**DATA SUPPLIED:**
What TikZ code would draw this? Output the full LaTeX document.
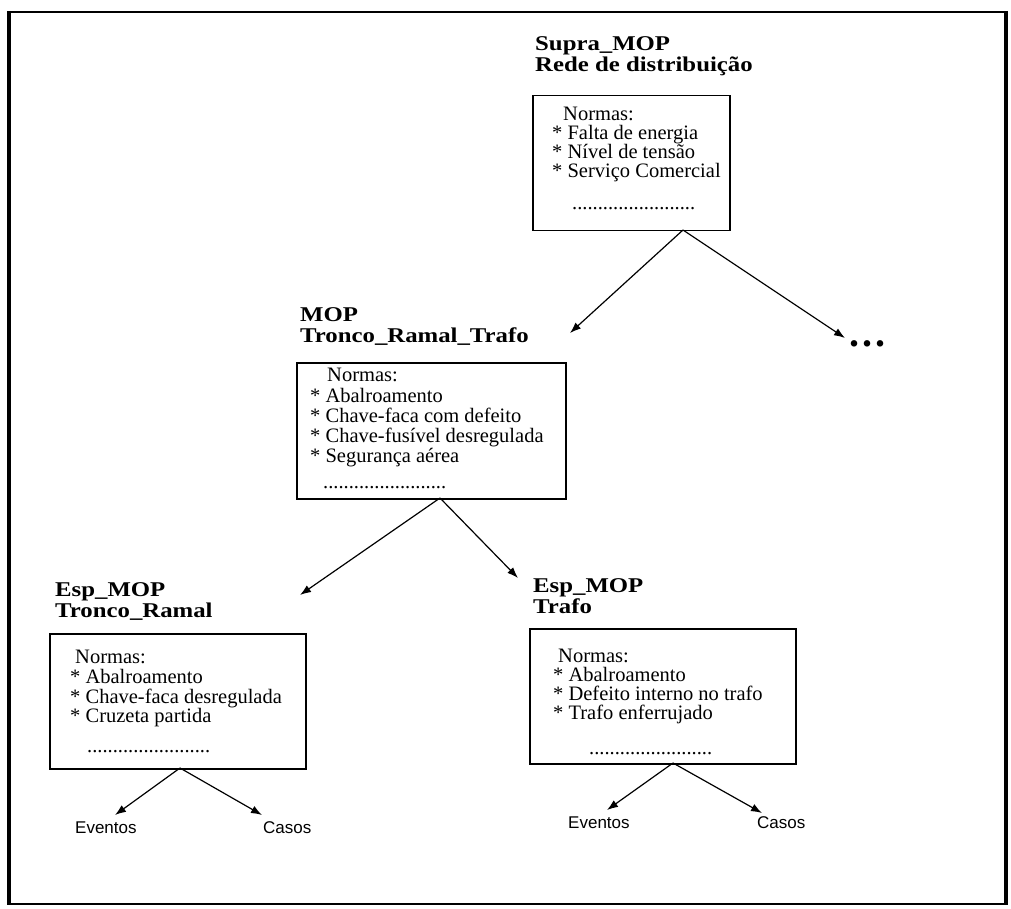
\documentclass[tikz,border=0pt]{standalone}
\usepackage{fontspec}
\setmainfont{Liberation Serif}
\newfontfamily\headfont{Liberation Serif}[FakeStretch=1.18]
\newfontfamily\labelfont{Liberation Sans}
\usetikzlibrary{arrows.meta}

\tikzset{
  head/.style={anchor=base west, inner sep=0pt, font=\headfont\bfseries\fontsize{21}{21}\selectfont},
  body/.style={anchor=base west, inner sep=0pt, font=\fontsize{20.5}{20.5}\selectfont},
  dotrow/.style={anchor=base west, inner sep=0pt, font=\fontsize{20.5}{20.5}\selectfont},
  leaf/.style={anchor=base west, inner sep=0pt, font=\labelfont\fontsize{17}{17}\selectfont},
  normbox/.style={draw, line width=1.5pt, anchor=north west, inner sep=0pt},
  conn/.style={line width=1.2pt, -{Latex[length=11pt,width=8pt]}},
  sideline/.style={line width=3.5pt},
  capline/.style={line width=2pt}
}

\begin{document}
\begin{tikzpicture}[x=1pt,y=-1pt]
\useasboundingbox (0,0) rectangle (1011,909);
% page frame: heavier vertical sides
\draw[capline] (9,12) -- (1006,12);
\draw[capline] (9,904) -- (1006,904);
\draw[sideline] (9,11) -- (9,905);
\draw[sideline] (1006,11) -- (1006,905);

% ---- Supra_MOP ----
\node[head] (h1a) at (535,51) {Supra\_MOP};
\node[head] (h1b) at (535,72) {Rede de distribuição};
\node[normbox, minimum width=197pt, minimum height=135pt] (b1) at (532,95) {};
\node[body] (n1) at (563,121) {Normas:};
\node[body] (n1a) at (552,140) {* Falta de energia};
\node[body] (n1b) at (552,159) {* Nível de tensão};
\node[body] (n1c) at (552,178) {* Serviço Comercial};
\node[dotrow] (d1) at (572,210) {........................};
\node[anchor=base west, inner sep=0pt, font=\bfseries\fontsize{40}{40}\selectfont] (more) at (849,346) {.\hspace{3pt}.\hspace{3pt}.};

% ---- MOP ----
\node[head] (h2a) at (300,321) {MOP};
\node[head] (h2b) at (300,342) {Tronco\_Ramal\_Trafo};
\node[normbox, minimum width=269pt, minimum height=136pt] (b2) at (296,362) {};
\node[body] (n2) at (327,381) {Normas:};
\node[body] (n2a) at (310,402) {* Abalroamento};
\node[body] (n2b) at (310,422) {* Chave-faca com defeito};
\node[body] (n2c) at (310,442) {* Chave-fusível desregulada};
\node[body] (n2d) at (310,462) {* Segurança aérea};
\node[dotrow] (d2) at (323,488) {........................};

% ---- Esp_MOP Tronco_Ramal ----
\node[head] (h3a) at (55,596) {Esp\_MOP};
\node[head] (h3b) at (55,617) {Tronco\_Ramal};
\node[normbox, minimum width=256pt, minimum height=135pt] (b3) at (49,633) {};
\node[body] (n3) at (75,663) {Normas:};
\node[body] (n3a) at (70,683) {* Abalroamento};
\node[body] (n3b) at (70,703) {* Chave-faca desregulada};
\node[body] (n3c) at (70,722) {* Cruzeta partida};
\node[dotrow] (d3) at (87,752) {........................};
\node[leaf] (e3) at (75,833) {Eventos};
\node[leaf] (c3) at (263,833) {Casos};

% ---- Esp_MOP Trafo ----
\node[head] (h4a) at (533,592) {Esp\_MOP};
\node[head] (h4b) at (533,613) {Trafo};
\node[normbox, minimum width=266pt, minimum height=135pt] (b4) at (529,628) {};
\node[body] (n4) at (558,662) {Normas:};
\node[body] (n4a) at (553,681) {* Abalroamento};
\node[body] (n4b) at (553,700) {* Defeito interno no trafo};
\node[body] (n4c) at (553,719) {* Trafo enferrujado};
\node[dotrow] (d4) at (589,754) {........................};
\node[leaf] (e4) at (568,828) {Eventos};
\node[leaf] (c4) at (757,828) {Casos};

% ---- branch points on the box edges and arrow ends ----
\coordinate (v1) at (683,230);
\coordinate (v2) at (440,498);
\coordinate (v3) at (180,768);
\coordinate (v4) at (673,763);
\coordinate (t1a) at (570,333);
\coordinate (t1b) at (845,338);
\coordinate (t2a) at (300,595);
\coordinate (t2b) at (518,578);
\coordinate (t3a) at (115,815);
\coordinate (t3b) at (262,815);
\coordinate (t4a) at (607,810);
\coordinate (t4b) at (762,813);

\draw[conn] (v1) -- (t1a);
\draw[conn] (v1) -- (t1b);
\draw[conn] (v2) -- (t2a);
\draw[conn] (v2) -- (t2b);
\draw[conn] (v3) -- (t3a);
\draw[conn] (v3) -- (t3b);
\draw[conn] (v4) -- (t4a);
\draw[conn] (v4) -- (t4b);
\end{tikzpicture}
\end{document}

---

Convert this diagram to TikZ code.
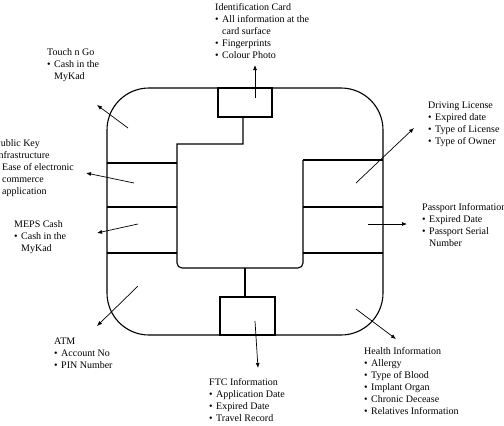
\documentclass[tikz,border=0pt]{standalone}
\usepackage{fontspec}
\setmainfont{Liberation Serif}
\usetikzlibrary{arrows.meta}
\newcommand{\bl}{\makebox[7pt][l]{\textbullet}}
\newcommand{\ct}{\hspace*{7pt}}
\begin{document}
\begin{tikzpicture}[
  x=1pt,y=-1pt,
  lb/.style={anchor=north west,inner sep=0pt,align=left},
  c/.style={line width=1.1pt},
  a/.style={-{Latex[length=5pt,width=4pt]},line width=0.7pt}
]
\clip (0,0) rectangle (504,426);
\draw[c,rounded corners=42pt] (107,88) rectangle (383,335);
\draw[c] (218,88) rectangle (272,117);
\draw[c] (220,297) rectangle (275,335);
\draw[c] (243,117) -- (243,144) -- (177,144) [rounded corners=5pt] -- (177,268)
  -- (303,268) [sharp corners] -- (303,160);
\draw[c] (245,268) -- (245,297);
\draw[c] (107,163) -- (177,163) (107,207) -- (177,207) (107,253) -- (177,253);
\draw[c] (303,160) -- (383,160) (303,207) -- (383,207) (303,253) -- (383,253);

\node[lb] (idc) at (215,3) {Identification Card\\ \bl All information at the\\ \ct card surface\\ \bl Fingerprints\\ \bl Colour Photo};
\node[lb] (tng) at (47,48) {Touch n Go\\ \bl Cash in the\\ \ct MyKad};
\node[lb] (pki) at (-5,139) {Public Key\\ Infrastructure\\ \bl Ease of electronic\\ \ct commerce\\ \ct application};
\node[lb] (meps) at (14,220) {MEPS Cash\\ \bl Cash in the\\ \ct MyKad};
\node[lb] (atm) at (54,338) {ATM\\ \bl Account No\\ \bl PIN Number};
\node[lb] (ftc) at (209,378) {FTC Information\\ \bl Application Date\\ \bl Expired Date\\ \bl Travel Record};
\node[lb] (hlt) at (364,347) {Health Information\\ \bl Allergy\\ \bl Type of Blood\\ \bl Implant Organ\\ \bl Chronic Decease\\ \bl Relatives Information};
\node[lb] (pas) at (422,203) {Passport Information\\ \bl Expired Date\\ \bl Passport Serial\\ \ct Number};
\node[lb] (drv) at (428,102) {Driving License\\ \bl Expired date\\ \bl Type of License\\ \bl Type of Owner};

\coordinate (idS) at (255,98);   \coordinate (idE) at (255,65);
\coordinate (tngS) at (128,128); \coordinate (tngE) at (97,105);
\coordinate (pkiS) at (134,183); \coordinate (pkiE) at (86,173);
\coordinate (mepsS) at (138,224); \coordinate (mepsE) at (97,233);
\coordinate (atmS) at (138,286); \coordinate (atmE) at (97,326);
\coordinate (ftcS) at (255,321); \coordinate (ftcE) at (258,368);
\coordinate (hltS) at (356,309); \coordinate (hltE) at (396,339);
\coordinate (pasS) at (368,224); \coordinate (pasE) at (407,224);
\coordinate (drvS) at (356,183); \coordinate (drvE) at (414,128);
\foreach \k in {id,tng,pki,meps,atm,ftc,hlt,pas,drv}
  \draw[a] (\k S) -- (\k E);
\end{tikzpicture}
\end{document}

**SET TASK:** Set down nothing but the lines from the one holding "Convert this diagram to TikZ code." through the one holding "(drv) at (428,102)", both included, exactly as they appear; any picture is left out.

**PROBLEM SOLUTION:**
Convert this diagram to TikZ code.
\documentclass[tikz,border=0pt]{standalone}
\usepackage{fontspec}
\setmainfont{Liberation Serif}
\usetikzlibrary{arrows.meta}
\newcommand{\bl}{\makebox[7pt][l]{\textbullet}}
\newcommand{\ct}{\hspace*{7pt}}
\begin{document}
\begin{tikzpicture}[
  x=1pt,y=-1pt,
  lb/.style={anchor=north west,inner sep=0pt,align=left},
  c/.style={line width=1.1pt},
  a/.style={-{Latex[length=5pt,width=4pt]},line width=0.7pt}
]
\clip (0,0) rectangle (504,426);
\draw[c,rounded corners=42pt] (107,88) rectangle (383,335);
\draw[c] (218,88) rectangle (272,117);
\draw[c] (220,297) rectangle (275,335);
\draw[c] (243,117) -- (243,144) -- (177,144) [rounded corners=5pt] -- (177,268)
  -- (303,268) [sharp corners] -- (303,160);
\draw[c] (245,268) -- (245,297);
\draw[c] (107,163) -- (177,163) (107,207) -- (177,207) (107,253) -- (177,253);
\draw[c] (303,160) -- (383,160) (303,207) -- (383,207) (303,253) -- (383,253);

\node[lb] (idc) at (215,3) {Identification Card\\ \bl All information at the\\ \ct card surface\\ \bl Fingerprints\\ \bl Colour Photo};
\node[lb] (tng) at (47,48) {Touch n Go\\ \bl Cash in the\\ \ct MyKad};
\node[lb] (pki) at (-5,139) {Public Key\\ Infrastructure\\ \bl Ease of electronic\\ \ct commerce\\ \ct application};
\node[lb] (meps) at (14,220) {MEPS Cash\\ \bl Cash in the\\ \ct MyKad};
\node[lb] (atm) at (54,338) {ATM\\ \bl Account No\\ \bl PIN Number};
\node[lb] (ftc) at (209,378) {FTC Information\\ \bl Application Date\\ \bl Expired Date\\ \bl Travel Record};
\node[lb] (hlt) at (364,347) {Health Information\\ \bl Allergy\\ \bl Type of Blood\\ \bl Implant Organ\\ \bl Chronic Decease\\ \bl Relatives Information};
\node[lb] (pas) at (422,203) {Passport Information\\ \bl Expired Date\\ \bl Passport Serial\\ \ct Number};
\node[lb] (drv) at (428,102) {Driving License\\ \bl Expired date\\ \bl Type of License\\ \bl Type of Owner};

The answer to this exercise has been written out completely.